## EXERCISE AIM
Reproduce the records below in full and word for word, excluding pictures.

## ROWS
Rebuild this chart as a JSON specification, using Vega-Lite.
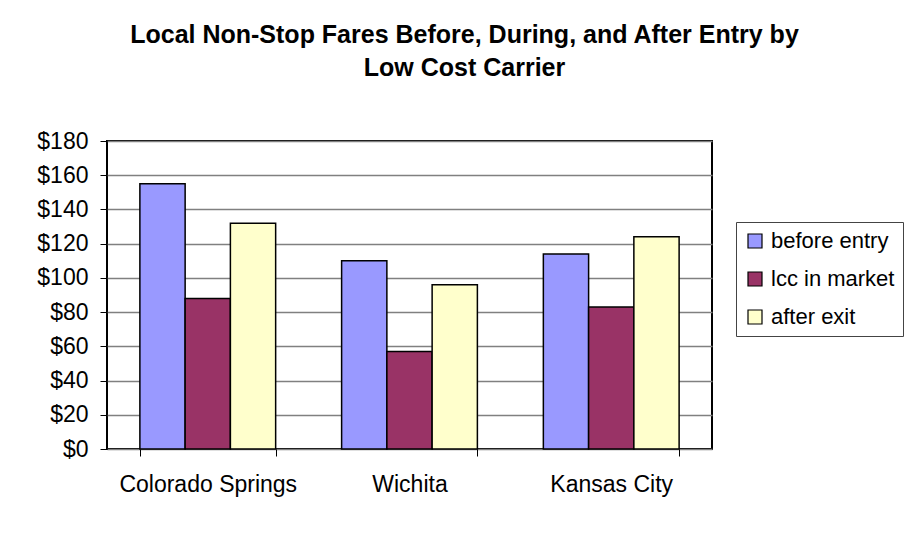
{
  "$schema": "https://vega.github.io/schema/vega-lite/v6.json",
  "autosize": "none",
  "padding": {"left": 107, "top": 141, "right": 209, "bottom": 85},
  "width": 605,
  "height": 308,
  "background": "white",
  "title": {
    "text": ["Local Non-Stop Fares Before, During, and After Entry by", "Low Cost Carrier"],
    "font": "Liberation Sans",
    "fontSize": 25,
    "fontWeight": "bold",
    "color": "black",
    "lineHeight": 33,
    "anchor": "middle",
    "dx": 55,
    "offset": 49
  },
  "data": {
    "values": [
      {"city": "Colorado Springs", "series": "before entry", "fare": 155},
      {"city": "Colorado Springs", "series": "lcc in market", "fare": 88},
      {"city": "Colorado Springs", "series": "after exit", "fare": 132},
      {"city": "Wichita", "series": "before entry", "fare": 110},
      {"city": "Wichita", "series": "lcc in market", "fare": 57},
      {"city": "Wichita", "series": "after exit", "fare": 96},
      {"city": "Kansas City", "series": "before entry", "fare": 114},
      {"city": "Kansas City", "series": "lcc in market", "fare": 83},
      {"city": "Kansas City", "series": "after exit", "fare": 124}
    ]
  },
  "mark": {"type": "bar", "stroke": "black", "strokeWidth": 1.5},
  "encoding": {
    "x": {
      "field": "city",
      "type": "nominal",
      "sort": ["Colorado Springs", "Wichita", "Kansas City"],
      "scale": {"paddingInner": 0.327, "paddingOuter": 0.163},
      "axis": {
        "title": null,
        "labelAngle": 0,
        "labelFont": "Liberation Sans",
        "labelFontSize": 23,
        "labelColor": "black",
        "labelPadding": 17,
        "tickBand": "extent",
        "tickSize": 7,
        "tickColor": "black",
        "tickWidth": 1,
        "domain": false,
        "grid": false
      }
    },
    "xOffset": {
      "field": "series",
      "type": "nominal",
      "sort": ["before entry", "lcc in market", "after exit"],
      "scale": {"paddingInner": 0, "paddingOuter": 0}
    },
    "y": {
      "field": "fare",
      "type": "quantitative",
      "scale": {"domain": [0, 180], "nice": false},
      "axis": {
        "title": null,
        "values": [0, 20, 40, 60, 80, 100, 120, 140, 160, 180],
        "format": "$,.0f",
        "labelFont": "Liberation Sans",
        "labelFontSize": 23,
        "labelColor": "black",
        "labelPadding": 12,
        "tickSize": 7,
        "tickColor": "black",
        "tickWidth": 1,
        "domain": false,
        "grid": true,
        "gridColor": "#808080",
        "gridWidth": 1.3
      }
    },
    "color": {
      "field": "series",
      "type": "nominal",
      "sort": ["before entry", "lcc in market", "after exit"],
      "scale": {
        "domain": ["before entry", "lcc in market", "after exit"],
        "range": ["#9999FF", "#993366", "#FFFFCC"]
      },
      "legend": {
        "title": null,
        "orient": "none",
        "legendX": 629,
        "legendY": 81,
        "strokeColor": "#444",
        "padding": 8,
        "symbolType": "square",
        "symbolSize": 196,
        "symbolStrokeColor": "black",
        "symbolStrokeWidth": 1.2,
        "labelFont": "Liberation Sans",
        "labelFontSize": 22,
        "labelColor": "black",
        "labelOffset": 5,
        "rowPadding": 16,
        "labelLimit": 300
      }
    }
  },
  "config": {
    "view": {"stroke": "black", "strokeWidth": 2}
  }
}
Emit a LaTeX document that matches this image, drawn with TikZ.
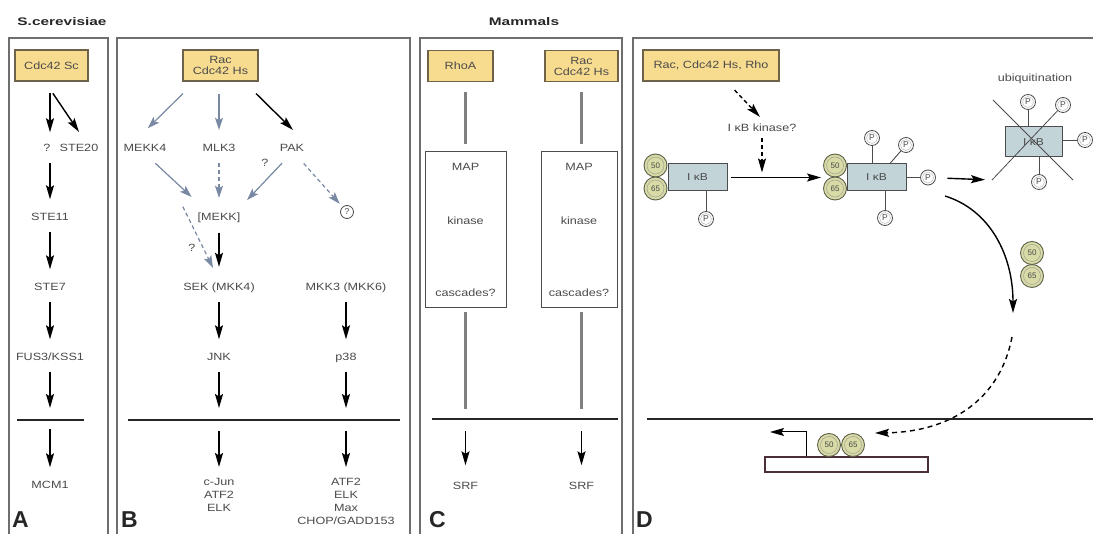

## RESULT
Rebuild this chart as a JSON specification, using Vega-Lite.
{
  "$schema": "https://vega.github.io/schema/vega-lite/v6.json",
  "autosize": "none",
  "padding": {"left": 107, "top": 141, "right": 209, "bottom": 85},
  "width": 605,
  "height": 308,
  "background": "white",
  "title": {
    "text": ["Local Non-Stop Fares Before, During, and After Entry by", "Low Cost Carrier"],
    "font": "Liberation Sans",
    "fontSize": 25,
    "fontWeight": "bold",
    "color": "black",
    "lineHeight": 33,
    "anchor": "middle",
    "dx": 55,
    "offset": 49
  },
  "data": {
    "values": [
      {"city": "Colorado Springs", "series": "before entry", "fare": 155},
      {"city": "Colorado Springs", "series": "lcc in market", "fare": 88},
      {"city": "Colorado Springs", "series": "after exit", "fare": 132},
      {"city": "Wichita", "series": "before entry", "fare": 110},
      {"city": "Wichita", "series": "lcc in market", "fare": 57},
      {"city": "Wichita", "series": "after exit", "fare": 96},
      {"city": "Kansas City", "series": "before entry", "fare": 114},
      {"city": "Kansas City", "series": "lcc in market", "fare": 83},
      {"city": "Kansas City", "series": "after exit", "fare": 124}
    ]
  },
  "mark": {"type": "bar", "stroke": "black", "strokeWidth": 1.5},
  "encoding": {
    "x": {
      "field": "city",
      "type": "nominal",
      "sort": ["Colorado Springs", "Wichita", "Kansas City"],
      "scale": {"paddingInner": 0.327, "paddingOuter": 0.163},
      "axis": {
        "title": null,
        "labelAngle": 0,
        "labelFont": "Liberation Sans",
        "labelFontSize": 23,
        "labelColor": "black",
        "labelPadding": 17,
        "tickBand": "extent",
        "tickSize": 7,
        "tickColor": "black",
        "tickWidth": 1,
        "domain": false,
        "grid": false
      }
    },
    "xOffset": {
      "field": "series",
      "type": "nominal",
      "sort": ["before entry", "lcc in market", "after exit"],
      "scale": {"paddingInner": 0, "paddingOuter": 0}
    },
    "y": {
      "field": "fare",
      "type": "quantitative",
      "scale": {"domain": [0, 180], "nice": false},
      "axis": {
        "title": null,
        "values": [0, 20, 40, 60, 80, 100, 120, 140, 160, 180],
        "format": "$,.0f",
        "labelFont": "Liberation Sans",
        "labelFontSize": 23,
        "labelColor": "black",
        "labelPadding": 12,
        "tickSize": 7,
        "tickColor": "black",
        "tickWidth": 1,
        "domain": false,
        "grid": true,
        "gridColor": "#808080",
        "gridWidth": 1.3
      }
    },
    "color": {
      "field": "series",
      "type": "nominal",
      "sort": ["before entry", "lcc in market", "after exit"],
      "scale": {
        "domain": ["before entry", "lcc in market", "after exit"],
        "range": ["#9999FF", "#993366", "#FFFFCC"]
      },
      "legend": {
        "title": null,
        "orient": "none",
        "legendX": 629,
        "legendY": 81,
        "strokeColor": "#444",
        "padding": 8,
        "symbolType": "square",
        "symbolSize": 196,
        "symbolStrokeColor": "black",
        "symbolStrokeWidth": 1.2,
        "labelFont": "Liberation Sans",
        "labelFontSize": 22,
        "labelColor": "black",
        "labelOffset": 5,
        "rowPadding": 16,
        "labelLimit": 300
      }
    }
  },
  "config": {
    "view": {"stroke": "black", "strokeWidth": 2}
  }
}
Emit a LaTeX document that matches this image, drawn with TikZ.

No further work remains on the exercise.